## Set task
Retype only what runs from the first line of the records to the line with "color='#EDB120', lw=1.7, zorder=2)", inclusive, and no pictures.

[Plotting code records]

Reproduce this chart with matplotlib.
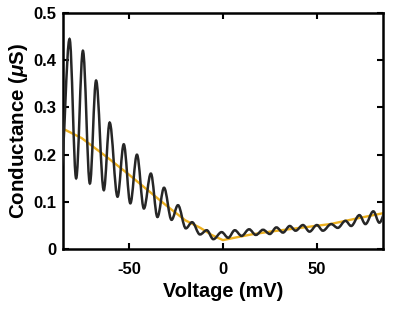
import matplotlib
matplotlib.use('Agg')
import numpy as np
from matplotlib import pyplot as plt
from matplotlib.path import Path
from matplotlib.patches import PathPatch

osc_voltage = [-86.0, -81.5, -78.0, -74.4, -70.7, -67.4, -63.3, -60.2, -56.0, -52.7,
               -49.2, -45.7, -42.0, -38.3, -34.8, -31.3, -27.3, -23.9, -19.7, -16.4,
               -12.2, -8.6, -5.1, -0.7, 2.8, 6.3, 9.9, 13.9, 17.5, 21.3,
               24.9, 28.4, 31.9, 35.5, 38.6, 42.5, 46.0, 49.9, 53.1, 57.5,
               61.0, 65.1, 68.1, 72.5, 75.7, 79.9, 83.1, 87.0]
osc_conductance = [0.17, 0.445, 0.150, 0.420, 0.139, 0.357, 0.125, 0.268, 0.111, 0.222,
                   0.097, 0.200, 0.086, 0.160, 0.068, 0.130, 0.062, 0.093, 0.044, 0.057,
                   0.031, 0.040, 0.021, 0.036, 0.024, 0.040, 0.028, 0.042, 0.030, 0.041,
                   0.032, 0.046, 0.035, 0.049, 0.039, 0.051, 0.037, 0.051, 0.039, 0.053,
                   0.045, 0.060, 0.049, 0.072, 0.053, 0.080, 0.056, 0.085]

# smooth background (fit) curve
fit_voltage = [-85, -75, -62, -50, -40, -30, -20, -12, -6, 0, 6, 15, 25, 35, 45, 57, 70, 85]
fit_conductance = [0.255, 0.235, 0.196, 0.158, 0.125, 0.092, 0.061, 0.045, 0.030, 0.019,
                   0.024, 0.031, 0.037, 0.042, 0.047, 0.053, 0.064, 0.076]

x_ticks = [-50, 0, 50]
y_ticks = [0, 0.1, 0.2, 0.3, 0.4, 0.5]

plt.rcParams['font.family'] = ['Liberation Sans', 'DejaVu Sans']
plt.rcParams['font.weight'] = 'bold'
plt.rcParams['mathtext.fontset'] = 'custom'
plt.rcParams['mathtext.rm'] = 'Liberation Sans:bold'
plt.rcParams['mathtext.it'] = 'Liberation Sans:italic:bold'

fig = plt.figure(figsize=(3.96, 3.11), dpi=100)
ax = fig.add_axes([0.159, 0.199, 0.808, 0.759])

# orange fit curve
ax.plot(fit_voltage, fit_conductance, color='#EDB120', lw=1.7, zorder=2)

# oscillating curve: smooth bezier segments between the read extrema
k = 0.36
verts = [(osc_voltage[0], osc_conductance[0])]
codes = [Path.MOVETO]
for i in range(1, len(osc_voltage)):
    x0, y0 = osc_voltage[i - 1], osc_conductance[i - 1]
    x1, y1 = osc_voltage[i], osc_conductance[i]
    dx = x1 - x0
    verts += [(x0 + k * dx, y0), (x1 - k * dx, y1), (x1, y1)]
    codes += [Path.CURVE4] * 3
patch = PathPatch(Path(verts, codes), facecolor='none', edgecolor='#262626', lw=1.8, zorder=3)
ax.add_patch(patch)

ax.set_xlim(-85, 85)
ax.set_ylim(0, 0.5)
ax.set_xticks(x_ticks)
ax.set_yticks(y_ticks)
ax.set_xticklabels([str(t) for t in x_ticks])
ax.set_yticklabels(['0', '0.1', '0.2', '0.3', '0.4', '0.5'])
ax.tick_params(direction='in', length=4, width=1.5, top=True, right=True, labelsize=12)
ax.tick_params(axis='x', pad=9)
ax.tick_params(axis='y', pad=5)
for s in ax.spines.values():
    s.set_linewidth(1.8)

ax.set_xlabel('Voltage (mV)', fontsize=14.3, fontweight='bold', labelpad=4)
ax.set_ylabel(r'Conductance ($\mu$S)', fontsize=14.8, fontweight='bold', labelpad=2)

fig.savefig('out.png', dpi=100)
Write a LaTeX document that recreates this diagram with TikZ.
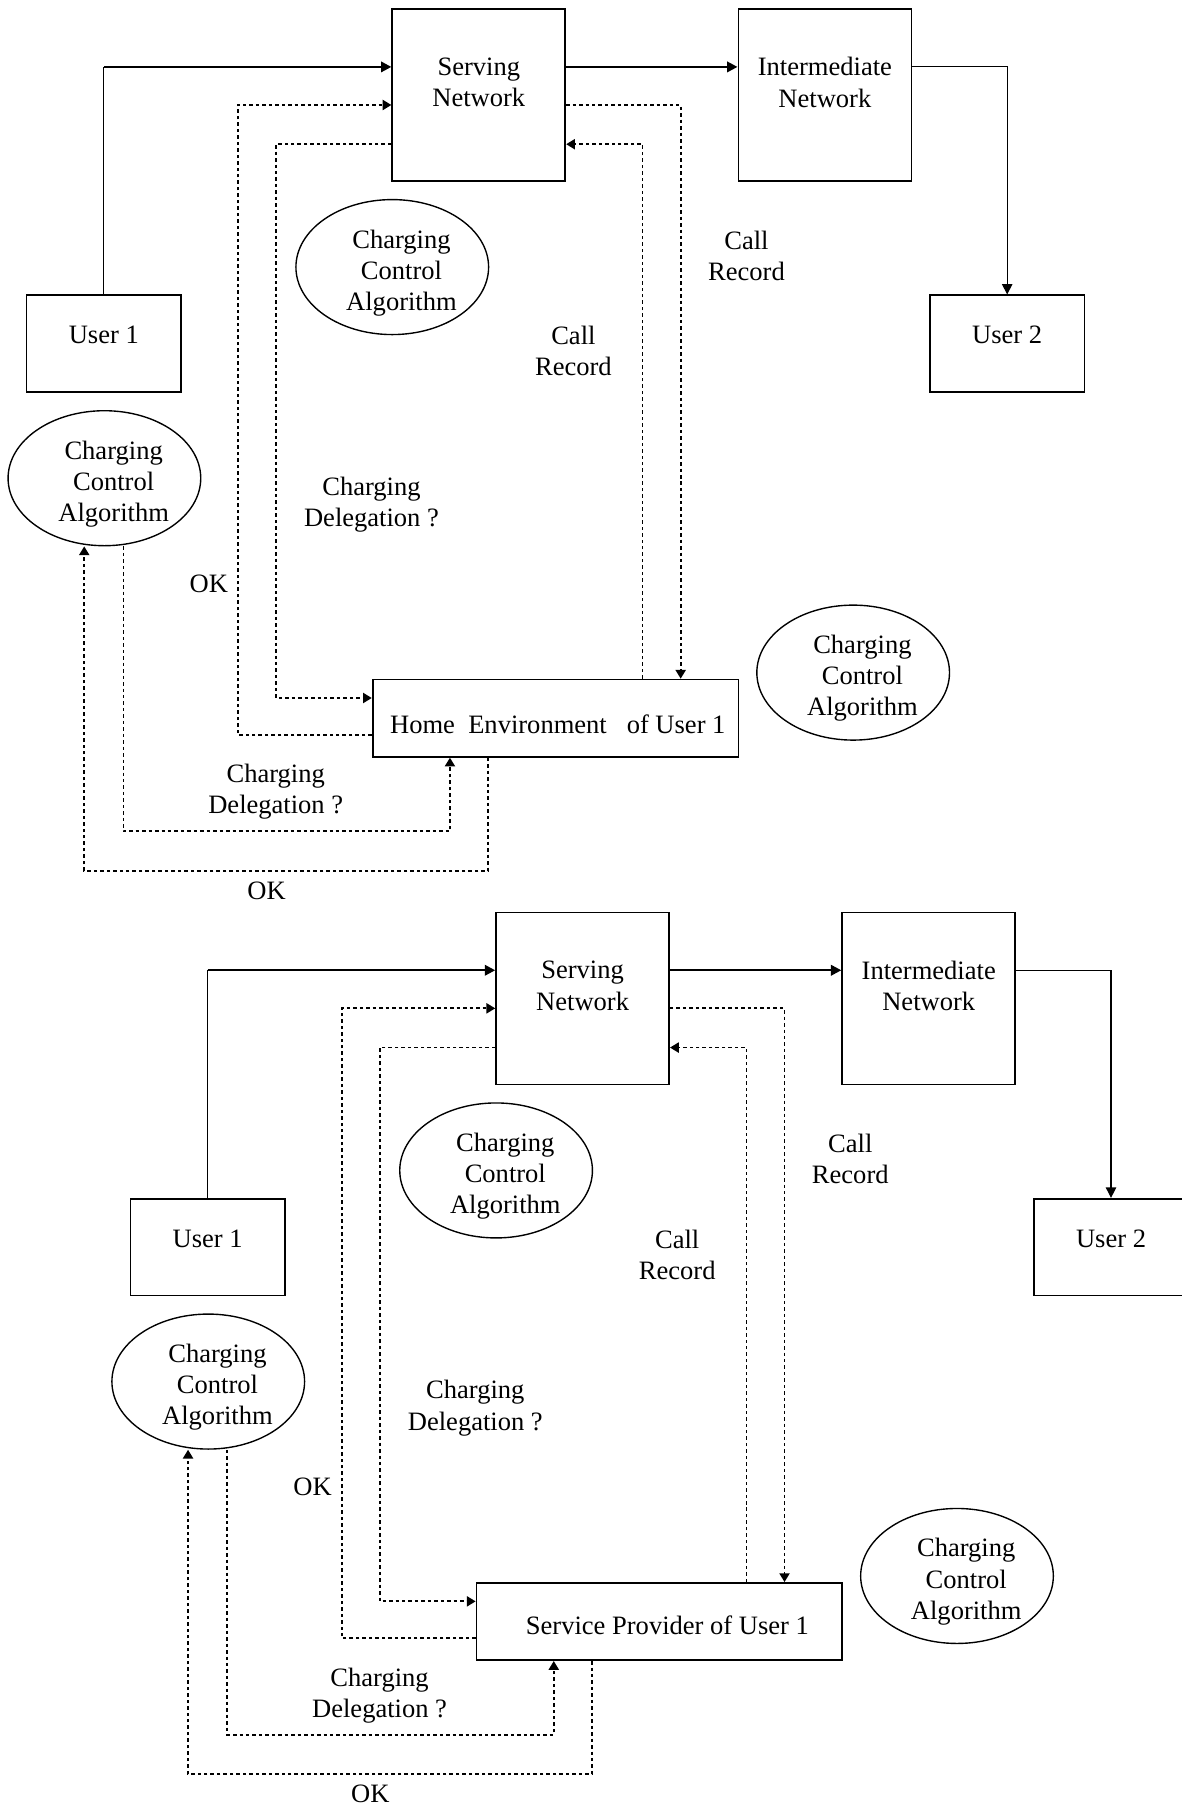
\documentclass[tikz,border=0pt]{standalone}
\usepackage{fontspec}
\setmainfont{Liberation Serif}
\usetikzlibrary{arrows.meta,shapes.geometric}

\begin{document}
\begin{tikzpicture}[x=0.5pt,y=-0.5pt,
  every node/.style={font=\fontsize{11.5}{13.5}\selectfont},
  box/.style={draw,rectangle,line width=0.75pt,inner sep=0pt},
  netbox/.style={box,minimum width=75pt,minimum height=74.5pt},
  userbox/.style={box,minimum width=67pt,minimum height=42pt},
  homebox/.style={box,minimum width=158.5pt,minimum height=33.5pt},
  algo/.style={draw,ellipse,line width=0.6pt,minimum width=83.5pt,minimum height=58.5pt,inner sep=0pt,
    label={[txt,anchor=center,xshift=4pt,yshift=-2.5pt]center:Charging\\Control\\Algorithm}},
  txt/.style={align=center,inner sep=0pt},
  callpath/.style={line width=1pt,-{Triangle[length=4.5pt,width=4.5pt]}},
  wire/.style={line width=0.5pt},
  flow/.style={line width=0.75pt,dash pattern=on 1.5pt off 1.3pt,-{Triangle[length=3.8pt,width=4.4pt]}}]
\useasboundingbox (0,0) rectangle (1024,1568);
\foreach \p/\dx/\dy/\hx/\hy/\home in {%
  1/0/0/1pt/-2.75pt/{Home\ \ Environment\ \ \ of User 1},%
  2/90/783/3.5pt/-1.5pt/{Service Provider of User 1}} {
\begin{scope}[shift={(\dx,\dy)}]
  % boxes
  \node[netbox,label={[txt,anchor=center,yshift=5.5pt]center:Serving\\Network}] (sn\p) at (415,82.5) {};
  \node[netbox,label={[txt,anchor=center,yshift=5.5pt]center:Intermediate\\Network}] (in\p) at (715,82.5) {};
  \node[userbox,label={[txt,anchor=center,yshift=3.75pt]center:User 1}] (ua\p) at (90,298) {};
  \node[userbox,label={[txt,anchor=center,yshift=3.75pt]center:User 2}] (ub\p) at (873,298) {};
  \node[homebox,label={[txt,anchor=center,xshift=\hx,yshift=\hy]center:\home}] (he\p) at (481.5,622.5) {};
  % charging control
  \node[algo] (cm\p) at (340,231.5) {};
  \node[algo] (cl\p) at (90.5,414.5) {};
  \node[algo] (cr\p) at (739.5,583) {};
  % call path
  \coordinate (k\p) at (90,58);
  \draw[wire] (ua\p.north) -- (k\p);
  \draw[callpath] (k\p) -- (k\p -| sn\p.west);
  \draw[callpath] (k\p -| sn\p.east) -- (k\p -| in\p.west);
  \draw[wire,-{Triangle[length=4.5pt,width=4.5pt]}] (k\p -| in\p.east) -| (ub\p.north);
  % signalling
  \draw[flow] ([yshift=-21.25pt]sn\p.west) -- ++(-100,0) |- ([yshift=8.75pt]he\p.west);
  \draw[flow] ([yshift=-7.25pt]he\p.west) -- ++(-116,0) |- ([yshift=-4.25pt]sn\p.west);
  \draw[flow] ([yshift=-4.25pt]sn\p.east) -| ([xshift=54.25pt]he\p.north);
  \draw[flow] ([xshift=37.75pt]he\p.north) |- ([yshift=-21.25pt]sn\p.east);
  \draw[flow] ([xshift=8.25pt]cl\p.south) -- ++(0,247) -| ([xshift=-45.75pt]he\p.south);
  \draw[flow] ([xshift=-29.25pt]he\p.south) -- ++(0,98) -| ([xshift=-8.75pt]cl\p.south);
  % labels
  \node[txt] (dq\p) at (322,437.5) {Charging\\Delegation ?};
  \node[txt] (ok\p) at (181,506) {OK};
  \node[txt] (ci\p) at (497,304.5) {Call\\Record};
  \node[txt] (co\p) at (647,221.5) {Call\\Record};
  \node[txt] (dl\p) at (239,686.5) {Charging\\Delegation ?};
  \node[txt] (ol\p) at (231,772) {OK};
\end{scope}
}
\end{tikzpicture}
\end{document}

## Full response
Reproduce this chart with matplotlib.
import matplotlib
matplotlib.use('Agg')
import numpy as np
from matplotlib import pyplot as plt
from matplotlib.path import Path
from matplotlib.patches import PathPatch

osc_voltage = [-86.0, -81.5, -78.0, -74.4, -70.7, -67.4, -63.3, -60.2, -56.0, -52.7,
               -49.2, -45.7, -42.0, -38.3, -34.8, -31.3, -27.3, -23.9, -19.7, -16.4,
               -12.2, -8.6, -5.1, -0.7, 2.8, 6.3, 9.9, 13.9, 17.5, 21.3,
               24.9, 28.4, 31.9, 35.5, 38.6, 42.5, 46.0, 49.9, 53.1, 57.5,
               61.0, 65.1, 68.1, 72.5, 75.7, 79.9, 83.1, 87.0]
osc_conductance = [0.17, 0.445, 0.150, 0.420, 0.139, 0.357, 0.125, 0.268, 0.111, 0.222,
                   0.097, 0.200, 0.086, 0.160, 0.068, 0.130, 0.062, 0.093, 0.044, 0.057,
                   0.031, 0.040, 0.021, 0.036, 0.024, 0.040, 0.028, 0.042, 0.030, 0.041,
                   0.032, 0.046, 0.035, 0.049, 0.039, 0.051, 0.037, 0.051, 0.039, 0.053,
                   0.045, 0.060, 0.049, 0.072, 0.053, 0.080, 0.056, 0.085]

# smooth background (fit) curve
fit_voltage = [-85, -75, -62, -50, -40, -30, -20, -12, -6, 0, 6, 15, 25, 35, 45, 57, 70, 85]
fit_conductance = [0.255, 0.235, 0.196, 0.158, 0.125, 0.092, 0.061, 0.045, 0.030, 0.019,
                   0.024, 0.031, 0.037, 0.042, 0.047, 0.053, 0.064, 0.076]

x_ticks = [-50, 0, 50]
y_ticks = [0, 0.1, 0.2, 0.3, 0.4, 0.5]

plt.rcParams['font.family'] = ['Liberation Sans', 'DejaVu Sans']
plt.rcParams['font.weight'] = 'bold'
plt.rcParams['mathtext.fontset'] = 'custom'
plt.rcParams['mathtext.rm'] = 'Liberation Sans:bold'
plt.rcParams['mathtext.it'] = 'Liberation Sans:italic:bold'

fig = plt.figure(figsize=(3.96, 3.11), dpi=100)
ax = fig.add_axes([0.159, 0.199, 0.808, 0.759])

# orange fit curve
ax.plot(fit_voltage, fit_conductance, color='#EDB120', lw=1.7, zorder=2)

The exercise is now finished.